Are you even speaking English? I didn’t even hear you that time? Could you try actually enunciating?
In my mind, it's complete and clear sentences. Yet sometimes, when I speak out loud, choppy incomplete sentences come out. With strangers, an unresponsive blank face is their response.
With friends and family, they tend to ask me “Are you even speaking English?” or certain people will say it back in a mocking fashion. As a response, I don’t speak anymore.
My family is loud, we talk a lot, and when you aren’t always understood, sometimes it’s better not to talk.
When I was one year old, I was diagnosed with Speech Apraxia. I didn’t make noises or speak. I was done with speech therapy before I was in kindergarten. Today, I can talk. Actually, I probably talk more than I should sometimes.
However, I tend to have trouble speaking sometimes. I mumble a lot, or I talk too fast. Sometimes, when I’m in the middle of a longer conversation or I have to talk for a longer period of time, I find myself stumbling over words. I have trouble converting the story from my brain into words.

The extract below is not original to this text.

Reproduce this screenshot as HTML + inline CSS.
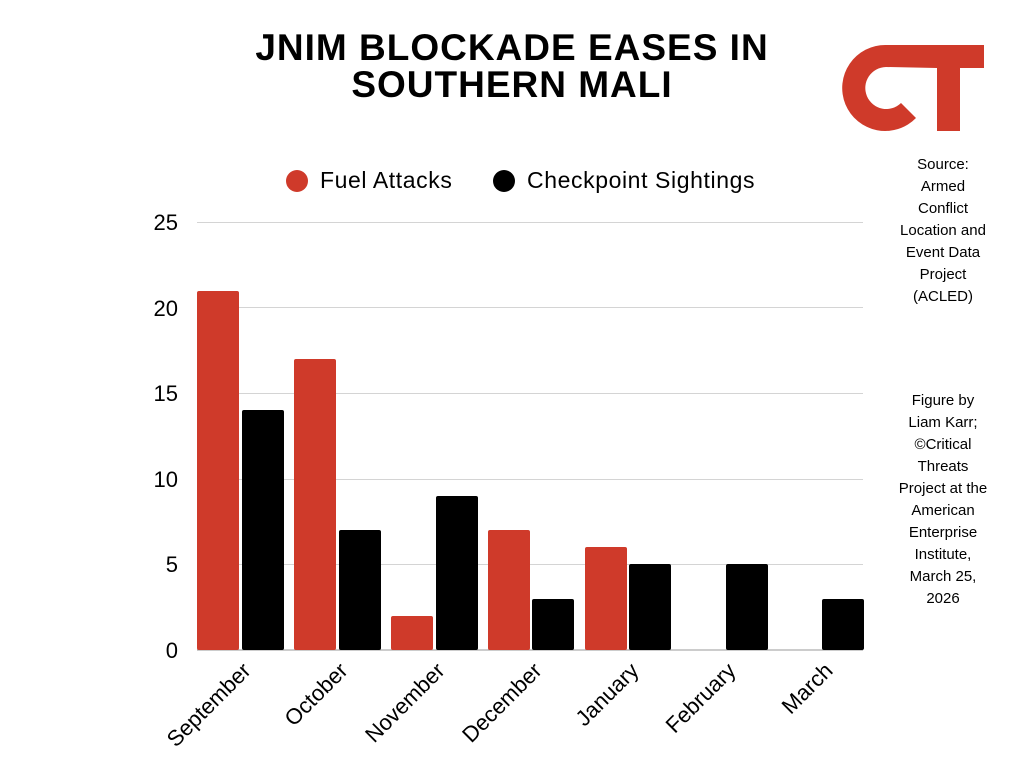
<!DOCTYPE html>
<html><head><meta charset="utf-8"><style>
body{margin:0;background:#fff;}
svg text{font-family:"Liberation Sans",sans-serif;}
</style></head><body>
<svg width="1024" height="768" xmlns="http://www.w3.org/2000/svg">
<rect width="1024" height="768" fill="#fff"/>
<text x="512" y="60" text-anchor="middle" font-size="37" font-weight="bold" letter-spacing="1" fill="#000">JNIM BLOCKADE EASES IN</text>
<text x="512" y="97" text-anchor="middle" font-size="37" font-weight="bold" letter-spacing="1" fill="#000">SOUTHERN MALI</text>
<path d="M886,45 L984,45 L984,68 L960,68 L960,131 L937,131 L937,68 L886,67 A21 21 0 1 0 901,103 L916,118 A43 43 0 1 1 886,45 Z" fill="#cf3a2a"/>
<circle cx="297" cy="181" r="11" fill="#cf3a2a"/>
<text x="320" y="188" font-size="23" letter-spacing="0.6" fill="#000">Fuel Attacks</text>
<circle cx="504" cy="181" r="11" fill="#000"/>
<text x="527" y="188" font-size="23" letter-spacing="0.6" fill="#000">Checkpoint Sightings</text>
<g stroke="#d4d4d4" stroke-width="1">
<line x1="197" y1="222.5" x2="863" y2="222.5"/>
<line x1="197" y1="307.5" x2="863" y2="307.5"/>
<line x1="197" y1="393.5" x2="863" y2="393.5"/>
<line x1="197" y1="479.5" x2="863" y2="479.5"/>
<line x1="197" y1="564.5" x2="863" y2="564.5"/>
</g>
<line x1="197" y1="650" x2="863" y2="650" stroke="#999" stroke-width="1"/>
<g font-size="22" text-anchor="end" fill="#000">
<text x="178" y="230">25</text><text x="178" y="316">20</text><text x="178" y="401">15</text>
<text x="178" y="487">10</text><text x="178" y="572">5</text><text x="178" y="658">0</text>
</g>
<g fill="#cf3a2a">
<rect x="197" y="291" width="42" height="359" rx="2"/>
<rect x="294" y="359" width="42" height="291" rx="2"/>
<rect x="391" y="616" width="42" height="34" rx="2"/>
<rect x="488" y="530" width="42" height="120" rx="2"/>
<rect x="585" y="547" width="42" height="103" rx="2"/>
</g>
<g fill="#000">
<rect x="242" y="410" width="42" height="240" rx="2"/>
<rect x="339" y="530" width="42" height="120" rx="2"/>
<rect x="436" y="496" width="42" height="154" rx="2"/>
<rect x="532" y="599" width="42" height="51" rx="2"/>
<rect x="629" y="564" width="42" height="86" rx="2"/>
<rect x="726" y="564" width="42" height="86" rx="2"/>
<rect x="822" y="599" width="42" height="51" rx="2"/>
</g>
<g font-size="22" text-anchor="end" fill="#000">
<text transform="translate(252,672) rotate(-45)">September</text>
<text transform="translate(349,672) rotate(-45)">October</text>
<text transform="translate(446,672) rotate(-45)">November</text>
<text transform="translate(543,672) rotate(-45)">December</text>
<text transform="translate(640,672) rotate(-45)">January</text>
<text transform="translate(737,672) rotate(-45)">February</text>
<text transform="translate(834,672) rotate(-45)">March</text>
</g>
<g font-size="15" text-anchor="middle" fill="#000">
<text x="943" y="169">Source:</text><text x="943" y="191">Armed</text><text x="943" y="213">Conflict</text>
<text x="943" y="235">Location and</text><text x="943" y="257">Event Data</text><text x="943" y="279">Project</text>
<text x="943" y="301">(ACLED)</text>
<text x="943" y="405">Figure by</text><text x="943" y="427">Liam Karr;</text><text x="943" y="449">©Critical</text>
<text x="943" y="471">Threats</text><text x="943" y="493">Project at the</text><text x="943" y="515">American</text>
<text x="943" y="537">Enterprise</text><text x="943" y="559">Institute,</text><text x="943" y="581">March 25,</text>
<text x="943" y="603">2026</text>
</g>
</svg>
</body></html>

I don’t like talking on the phone, out of anxiety that I will talk too fast or the person on the other line will not be able to understand me. People who have known me for a long time, know about this.
Many of them have made comments on it. Some teasing me and I know they mean well. But to me, it’s hurtful. I try to not talk a lot in larger groups. Of course, after I tell them that I had trouble learning to speak as a kid and I can’t always tell when I’m talking too fast or mumbling, they feel bad.
Speech Apraxia is an uncommon speech disorder. Children often experience trouble with making sounds, saying words, delayed language development, problems with learning to read, spell and write. One or two children per a thousand usually have this disorder.
I’ve met several people who had to go through speech therapy as children, all of whom have said they sometimes have trouble talking today. All of whom have heard hurtful comments from strangers about their speech trouble.
What I’ll say is that speech therapy is common. If I’m talking too fast or mumbling, just ask me politely to say it again because you didn’t understand me. Asking me if I even speak English or straight up looking at me with a blank face or laughing at me is just plain rude.
I realize speech disorders aren’t always an obvious disability. However, do not feel embarrassed because you didn’t understand me. I have no problem repeating what I wanted to say. But please don’t laugh or tease me. It’s already something I struggle with.
People often ask me why in god’s name I like to write. It's probably because I am able to efficiently edit/rephrase/communicate my thoughts in a clear and concise way. Sometimes talking is just too hard.